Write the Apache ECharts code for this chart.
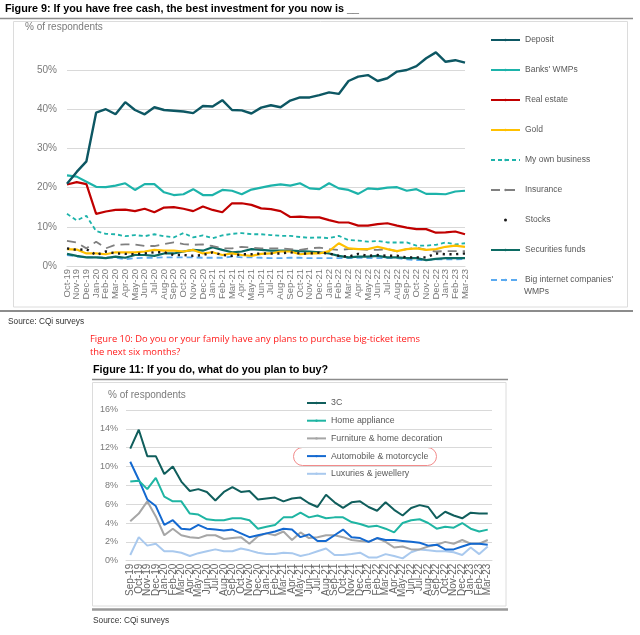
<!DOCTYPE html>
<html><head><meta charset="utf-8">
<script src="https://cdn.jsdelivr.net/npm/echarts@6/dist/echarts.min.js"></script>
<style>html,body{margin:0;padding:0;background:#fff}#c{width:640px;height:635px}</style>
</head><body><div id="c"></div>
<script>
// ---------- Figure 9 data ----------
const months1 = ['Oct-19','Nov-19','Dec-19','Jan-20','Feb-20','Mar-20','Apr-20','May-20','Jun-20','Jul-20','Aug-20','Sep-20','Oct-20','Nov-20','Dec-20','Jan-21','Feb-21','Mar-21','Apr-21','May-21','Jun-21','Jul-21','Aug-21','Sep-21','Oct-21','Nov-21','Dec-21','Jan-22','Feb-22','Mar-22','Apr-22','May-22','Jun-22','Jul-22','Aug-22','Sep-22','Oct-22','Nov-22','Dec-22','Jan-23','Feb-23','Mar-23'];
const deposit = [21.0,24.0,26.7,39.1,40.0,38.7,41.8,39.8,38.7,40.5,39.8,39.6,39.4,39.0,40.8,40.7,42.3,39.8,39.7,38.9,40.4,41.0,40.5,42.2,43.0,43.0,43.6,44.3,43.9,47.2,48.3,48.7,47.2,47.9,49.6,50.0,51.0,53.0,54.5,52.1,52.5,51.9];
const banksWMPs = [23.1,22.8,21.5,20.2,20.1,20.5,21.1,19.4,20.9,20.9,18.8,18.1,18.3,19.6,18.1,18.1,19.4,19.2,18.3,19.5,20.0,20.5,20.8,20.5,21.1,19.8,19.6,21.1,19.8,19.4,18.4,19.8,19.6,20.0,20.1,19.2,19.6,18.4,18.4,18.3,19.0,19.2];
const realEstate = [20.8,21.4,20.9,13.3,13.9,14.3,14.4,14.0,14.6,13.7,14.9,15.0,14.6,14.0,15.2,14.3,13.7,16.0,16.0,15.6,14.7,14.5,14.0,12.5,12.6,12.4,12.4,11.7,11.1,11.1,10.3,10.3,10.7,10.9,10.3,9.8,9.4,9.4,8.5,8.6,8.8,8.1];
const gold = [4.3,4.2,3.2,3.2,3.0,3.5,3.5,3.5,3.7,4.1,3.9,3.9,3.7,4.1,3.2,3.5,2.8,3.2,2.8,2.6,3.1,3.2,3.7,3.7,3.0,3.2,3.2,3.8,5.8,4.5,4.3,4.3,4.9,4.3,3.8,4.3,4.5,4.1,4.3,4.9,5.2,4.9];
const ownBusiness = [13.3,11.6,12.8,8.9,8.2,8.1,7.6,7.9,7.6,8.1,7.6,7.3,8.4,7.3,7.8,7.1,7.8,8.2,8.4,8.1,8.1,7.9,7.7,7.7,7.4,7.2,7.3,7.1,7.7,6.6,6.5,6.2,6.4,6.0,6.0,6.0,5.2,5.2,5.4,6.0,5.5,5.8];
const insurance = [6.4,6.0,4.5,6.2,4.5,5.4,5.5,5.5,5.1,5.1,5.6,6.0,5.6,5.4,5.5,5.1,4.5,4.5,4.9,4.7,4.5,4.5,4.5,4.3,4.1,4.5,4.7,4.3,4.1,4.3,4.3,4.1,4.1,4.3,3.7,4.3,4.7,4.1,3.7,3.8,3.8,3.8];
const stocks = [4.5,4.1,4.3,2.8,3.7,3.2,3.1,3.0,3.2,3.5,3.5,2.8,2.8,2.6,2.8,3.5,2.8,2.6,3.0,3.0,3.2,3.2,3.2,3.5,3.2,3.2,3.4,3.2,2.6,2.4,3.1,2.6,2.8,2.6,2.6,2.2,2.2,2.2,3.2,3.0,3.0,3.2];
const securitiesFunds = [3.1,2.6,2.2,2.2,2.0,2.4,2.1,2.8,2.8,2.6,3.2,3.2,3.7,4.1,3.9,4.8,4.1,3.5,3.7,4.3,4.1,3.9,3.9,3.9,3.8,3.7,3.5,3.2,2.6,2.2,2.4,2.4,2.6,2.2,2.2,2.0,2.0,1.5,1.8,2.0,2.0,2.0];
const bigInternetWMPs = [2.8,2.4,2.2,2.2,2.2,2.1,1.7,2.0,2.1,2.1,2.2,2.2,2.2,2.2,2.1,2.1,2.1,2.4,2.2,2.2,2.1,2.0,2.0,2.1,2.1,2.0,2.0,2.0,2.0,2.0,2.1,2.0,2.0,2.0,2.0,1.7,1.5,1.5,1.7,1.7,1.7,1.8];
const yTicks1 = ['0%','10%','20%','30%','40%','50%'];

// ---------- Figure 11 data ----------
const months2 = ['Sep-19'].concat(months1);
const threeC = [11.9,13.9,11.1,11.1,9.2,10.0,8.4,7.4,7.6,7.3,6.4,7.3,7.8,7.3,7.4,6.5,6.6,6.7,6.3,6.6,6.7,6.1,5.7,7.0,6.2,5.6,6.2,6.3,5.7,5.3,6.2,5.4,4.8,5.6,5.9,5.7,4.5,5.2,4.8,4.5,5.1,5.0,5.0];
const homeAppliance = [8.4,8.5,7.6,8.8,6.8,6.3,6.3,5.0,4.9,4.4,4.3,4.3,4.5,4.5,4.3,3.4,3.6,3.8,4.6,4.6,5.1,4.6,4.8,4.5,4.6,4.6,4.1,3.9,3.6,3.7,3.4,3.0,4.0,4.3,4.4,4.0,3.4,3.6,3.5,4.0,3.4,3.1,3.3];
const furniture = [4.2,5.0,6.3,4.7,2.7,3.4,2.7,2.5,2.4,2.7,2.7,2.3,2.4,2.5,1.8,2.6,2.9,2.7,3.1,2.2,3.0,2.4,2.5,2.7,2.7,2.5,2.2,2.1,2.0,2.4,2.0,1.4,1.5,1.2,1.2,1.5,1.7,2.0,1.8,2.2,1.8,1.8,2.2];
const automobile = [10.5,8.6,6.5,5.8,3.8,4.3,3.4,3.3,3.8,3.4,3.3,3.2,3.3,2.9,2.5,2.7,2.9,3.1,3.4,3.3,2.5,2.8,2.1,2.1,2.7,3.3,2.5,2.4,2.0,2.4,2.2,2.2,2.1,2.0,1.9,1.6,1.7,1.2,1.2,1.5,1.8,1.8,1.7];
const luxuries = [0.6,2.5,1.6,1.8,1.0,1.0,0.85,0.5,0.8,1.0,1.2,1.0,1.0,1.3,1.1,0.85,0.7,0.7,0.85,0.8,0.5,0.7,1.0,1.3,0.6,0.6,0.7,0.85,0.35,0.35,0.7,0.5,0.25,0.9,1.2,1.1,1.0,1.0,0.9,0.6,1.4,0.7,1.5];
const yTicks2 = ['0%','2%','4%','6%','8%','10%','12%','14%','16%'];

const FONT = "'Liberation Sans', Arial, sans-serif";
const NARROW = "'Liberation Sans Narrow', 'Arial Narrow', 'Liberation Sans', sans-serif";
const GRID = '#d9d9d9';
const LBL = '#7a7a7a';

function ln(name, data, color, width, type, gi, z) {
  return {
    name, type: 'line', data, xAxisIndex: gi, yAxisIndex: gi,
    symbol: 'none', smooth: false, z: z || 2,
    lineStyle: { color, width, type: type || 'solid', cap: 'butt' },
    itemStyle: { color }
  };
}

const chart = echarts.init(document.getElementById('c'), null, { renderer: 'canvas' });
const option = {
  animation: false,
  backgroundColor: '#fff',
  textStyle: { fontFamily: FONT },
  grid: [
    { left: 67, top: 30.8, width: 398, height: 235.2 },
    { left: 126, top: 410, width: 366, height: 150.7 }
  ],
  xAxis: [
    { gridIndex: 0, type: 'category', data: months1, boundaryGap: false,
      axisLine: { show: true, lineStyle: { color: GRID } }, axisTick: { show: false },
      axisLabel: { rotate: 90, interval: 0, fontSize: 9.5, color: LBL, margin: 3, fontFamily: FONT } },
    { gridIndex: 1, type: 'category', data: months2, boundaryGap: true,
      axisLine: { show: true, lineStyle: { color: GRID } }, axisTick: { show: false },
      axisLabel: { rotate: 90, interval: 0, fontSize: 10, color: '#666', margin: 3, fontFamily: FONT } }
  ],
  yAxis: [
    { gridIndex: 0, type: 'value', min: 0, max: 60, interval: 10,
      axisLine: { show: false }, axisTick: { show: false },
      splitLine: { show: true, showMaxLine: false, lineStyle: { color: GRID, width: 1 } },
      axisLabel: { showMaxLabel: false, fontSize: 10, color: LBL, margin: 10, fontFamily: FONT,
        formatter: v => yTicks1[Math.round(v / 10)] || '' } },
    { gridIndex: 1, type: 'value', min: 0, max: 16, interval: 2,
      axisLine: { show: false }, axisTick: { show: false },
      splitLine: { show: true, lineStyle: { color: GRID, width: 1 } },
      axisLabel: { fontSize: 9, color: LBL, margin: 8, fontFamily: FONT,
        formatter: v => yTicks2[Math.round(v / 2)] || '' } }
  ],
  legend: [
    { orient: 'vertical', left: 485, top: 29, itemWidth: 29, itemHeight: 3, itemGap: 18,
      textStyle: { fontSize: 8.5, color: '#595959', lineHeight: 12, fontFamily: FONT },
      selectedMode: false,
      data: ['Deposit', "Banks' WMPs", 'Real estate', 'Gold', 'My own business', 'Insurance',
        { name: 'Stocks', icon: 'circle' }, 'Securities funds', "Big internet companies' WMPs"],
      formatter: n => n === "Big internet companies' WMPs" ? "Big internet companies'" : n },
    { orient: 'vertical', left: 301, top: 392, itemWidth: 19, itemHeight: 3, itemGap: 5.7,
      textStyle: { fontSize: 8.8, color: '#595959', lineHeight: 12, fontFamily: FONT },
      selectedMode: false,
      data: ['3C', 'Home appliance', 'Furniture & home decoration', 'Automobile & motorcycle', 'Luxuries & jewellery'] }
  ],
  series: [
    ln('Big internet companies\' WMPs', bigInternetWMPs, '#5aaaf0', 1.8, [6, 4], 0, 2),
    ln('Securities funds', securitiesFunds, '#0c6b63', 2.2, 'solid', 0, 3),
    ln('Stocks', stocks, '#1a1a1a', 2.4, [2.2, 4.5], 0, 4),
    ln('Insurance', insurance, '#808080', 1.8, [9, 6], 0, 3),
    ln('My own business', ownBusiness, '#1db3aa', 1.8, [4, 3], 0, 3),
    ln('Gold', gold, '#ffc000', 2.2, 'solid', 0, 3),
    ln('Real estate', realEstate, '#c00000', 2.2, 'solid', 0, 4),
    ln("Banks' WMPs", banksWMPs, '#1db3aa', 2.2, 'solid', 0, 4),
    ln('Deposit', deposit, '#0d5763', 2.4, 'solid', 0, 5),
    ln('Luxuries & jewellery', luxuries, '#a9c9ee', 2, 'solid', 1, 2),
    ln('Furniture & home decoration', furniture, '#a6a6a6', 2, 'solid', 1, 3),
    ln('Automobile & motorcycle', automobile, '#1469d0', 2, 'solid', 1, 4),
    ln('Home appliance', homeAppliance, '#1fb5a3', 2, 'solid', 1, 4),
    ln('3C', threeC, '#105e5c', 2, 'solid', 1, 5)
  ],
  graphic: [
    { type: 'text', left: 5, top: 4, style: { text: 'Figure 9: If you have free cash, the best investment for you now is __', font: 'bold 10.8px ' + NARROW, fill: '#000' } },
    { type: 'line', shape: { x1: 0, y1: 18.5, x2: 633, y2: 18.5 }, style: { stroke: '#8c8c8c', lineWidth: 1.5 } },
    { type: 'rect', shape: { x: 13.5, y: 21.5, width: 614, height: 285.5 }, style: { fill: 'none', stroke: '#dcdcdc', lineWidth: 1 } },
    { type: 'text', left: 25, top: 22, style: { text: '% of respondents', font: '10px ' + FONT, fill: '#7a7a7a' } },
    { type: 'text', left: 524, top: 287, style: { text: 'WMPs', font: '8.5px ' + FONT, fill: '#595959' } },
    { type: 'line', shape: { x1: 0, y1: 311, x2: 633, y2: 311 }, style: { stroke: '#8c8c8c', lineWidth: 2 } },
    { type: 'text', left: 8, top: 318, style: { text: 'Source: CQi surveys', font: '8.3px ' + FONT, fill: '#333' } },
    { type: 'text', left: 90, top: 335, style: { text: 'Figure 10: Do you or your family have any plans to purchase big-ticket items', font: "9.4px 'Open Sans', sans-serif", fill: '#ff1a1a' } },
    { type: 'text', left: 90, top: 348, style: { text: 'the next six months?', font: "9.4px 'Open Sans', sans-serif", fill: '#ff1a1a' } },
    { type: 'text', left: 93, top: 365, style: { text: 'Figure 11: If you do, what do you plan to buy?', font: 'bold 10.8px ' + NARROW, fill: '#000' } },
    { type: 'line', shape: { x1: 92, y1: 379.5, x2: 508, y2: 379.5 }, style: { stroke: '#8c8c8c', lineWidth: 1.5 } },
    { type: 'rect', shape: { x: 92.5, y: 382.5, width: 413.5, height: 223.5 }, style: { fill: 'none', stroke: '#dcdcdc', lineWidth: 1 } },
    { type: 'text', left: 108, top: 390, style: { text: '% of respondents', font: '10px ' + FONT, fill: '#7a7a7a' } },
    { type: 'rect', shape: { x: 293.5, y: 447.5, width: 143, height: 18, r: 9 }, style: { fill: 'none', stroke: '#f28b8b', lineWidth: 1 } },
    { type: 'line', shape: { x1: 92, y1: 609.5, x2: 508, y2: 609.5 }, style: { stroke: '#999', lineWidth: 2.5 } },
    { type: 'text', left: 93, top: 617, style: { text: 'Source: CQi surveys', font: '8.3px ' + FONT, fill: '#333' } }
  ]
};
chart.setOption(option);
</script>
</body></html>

════

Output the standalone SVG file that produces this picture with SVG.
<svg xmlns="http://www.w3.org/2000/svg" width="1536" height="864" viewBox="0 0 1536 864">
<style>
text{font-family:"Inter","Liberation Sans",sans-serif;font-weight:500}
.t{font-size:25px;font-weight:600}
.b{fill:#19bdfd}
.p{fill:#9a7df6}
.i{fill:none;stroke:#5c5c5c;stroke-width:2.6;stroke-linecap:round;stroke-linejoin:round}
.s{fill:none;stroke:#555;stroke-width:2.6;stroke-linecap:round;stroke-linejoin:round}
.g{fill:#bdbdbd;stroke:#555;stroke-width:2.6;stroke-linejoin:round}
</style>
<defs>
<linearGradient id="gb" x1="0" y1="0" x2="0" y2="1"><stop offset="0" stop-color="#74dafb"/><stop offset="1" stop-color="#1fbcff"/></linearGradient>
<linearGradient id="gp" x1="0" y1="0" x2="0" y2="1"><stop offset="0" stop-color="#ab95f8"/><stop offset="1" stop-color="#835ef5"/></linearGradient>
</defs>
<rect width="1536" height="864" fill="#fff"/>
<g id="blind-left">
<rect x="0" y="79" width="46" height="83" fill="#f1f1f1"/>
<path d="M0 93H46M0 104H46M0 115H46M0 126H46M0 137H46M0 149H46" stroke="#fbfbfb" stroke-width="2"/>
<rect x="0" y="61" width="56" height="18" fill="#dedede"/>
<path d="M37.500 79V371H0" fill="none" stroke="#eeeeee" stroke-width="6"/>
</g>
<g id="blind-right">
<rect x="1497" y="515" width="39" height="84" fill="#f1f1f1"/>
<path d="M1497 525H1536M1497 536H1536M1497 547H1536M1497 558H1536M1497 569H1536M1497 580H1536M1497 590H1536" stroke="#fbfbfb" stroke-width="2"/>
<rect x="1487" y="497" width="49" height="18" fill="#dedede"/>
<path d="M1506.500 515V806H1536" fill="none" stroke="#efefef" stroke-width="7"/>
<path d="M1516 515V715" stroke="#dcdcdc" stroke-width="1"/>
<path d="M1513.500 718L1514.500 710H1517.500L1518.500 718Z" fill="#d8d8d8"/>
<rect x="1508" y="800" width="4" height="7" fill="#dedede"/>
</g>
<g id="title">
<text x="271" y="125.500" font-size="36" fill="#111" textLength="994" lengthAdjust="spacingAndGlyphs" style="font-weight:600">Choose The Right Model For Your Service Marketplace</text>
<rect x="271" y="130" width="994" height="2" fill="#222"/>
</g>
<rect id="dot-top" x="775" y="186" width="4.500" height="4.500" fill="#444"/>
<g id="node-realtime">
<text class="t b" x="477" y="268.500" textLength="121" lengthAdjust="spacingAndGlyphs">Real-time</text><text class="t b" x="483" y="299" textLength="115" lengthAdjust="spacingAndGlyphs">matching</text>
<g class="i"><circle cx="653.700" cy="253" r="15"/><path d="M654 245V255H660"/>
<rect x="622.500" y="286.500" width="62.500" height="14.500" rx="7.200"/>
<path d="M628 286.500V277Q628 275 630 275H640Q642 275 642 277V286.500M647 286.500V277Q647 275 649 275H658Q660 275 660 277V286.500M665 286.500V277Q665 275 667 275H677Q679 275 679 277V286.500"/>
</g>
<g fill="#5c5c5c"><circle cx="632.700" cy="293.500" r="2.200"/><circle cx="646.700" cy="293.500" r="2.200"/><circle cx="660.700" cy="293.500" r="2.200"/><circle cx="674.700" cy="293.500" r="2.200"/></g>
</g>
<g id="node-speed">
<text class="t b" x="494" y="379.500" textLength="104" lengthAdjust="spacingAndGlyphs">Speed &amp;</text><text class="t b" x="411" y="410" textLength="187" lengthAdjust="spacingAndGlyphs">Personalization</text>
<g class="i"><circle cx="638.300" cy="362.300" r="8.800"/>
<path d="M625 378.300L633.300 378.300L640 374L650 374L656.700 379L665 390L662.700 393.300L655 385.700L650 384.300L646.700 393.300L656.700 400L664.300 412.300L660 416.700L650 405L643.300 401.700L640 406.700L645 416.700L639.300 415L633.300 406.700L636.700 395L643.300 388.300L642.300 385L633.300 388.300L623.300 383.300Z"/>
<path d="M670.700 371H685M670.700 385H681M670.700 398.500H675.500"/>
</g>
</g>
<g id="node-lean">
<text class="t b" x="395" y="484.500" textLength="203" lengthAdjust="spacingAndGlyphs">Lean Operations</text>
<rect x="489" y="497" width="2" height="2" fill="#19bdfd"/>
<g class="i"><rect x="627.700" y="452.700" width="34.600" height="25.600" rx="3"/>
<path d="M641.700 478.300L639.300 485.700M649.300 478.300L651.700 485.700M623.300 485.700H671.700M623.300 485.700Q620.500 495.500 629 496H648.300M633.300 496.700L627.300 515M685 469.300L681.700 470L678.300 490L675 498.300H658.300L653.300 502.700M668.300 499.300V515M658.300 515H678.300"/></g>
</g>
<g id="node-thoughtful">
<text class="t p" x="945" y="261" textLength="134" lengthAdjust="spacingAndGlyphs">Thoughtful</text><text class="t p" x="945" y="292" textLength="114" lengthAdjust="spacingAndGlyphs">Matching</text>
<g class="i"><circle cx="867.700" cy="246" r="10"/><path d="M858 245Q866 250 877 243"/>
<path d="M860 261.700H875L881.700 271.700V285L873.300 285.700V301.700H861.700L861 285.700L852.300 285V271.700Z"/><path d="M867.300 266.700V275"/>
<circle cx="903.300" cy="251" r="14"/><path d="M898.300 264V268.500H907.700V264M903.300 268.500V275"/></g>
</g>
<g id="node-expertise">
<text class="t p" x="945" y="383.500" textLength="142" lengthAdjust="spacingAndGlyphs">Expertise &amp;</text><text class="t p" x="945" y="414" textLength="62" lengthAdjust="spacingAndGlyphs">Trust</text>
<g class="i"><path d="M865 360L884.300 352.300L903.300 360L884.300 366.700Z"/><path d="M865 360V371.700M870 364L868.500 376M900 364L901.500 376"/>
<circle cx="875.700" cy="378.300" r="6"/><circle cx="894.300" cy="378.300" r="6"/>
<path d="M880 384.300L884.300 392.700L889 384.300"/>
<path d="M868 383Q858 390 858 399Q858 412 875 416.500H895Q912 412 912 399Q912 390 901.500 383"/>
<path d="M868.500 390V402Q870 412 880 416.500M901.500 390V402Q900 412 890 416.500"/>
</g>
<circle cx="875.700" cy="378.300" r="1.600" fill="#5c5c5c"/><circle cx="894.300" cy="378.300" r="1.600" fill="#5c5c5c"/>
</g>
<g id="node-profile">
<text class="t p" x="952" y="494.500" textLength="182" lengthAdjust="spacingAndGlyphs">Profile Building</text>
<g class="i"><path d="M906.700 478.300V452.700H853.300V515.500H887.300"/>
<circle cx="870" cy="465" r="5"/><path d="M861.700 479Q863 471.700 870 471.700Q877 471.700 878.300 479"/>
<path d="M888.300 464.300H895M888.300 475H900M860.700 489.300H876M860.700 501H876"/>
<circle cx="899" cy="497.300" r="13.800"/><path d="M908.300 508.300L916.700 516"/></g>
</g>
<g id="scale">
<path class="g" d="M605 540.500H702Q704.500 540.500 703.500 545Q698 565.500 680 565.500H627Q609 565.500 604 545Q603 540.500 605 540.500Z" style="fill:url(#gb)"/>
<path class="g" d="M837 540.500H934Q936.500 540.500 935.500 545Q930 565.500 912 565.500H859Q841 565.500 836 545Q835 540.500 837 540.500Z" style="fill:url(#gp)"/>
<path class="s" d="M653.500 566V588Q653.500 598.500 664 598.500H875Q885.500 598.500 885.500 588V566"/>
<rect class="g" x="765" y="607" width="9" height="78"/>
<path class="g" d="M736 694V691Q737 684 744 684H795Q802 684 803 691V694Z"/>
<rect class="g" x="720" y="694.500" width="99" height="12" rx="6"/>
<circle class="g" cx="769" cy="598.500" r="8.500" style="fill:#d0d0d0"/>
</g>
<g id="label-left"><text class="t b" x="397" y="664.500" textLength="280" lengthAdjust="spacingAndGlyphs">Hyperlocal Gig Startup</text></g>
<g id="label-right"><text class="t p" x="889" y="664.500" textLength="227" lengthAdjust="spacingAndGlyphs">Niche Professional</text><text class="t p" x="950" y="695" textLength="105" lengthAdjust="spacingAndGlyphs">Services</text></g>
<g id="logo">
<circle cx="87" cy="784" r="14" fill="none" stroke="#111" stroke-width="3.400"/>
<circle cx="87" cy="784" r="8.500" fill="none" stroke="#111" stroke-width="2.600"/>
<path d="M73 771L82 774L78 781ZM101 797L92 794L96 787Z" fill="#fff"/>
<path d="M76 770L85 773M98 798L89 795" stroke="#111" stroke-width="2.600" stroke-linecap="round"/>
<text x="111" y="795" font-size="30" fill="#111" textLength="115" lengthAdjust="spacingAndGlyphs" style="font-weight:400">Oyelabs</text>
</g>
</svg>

════

== Exercise brief ==
Every line that holds the string "this" should be returned.

== Result ==
Write the Apache ECharts code for this chart.
Output the standalone SVG file that produces this picture with SVG.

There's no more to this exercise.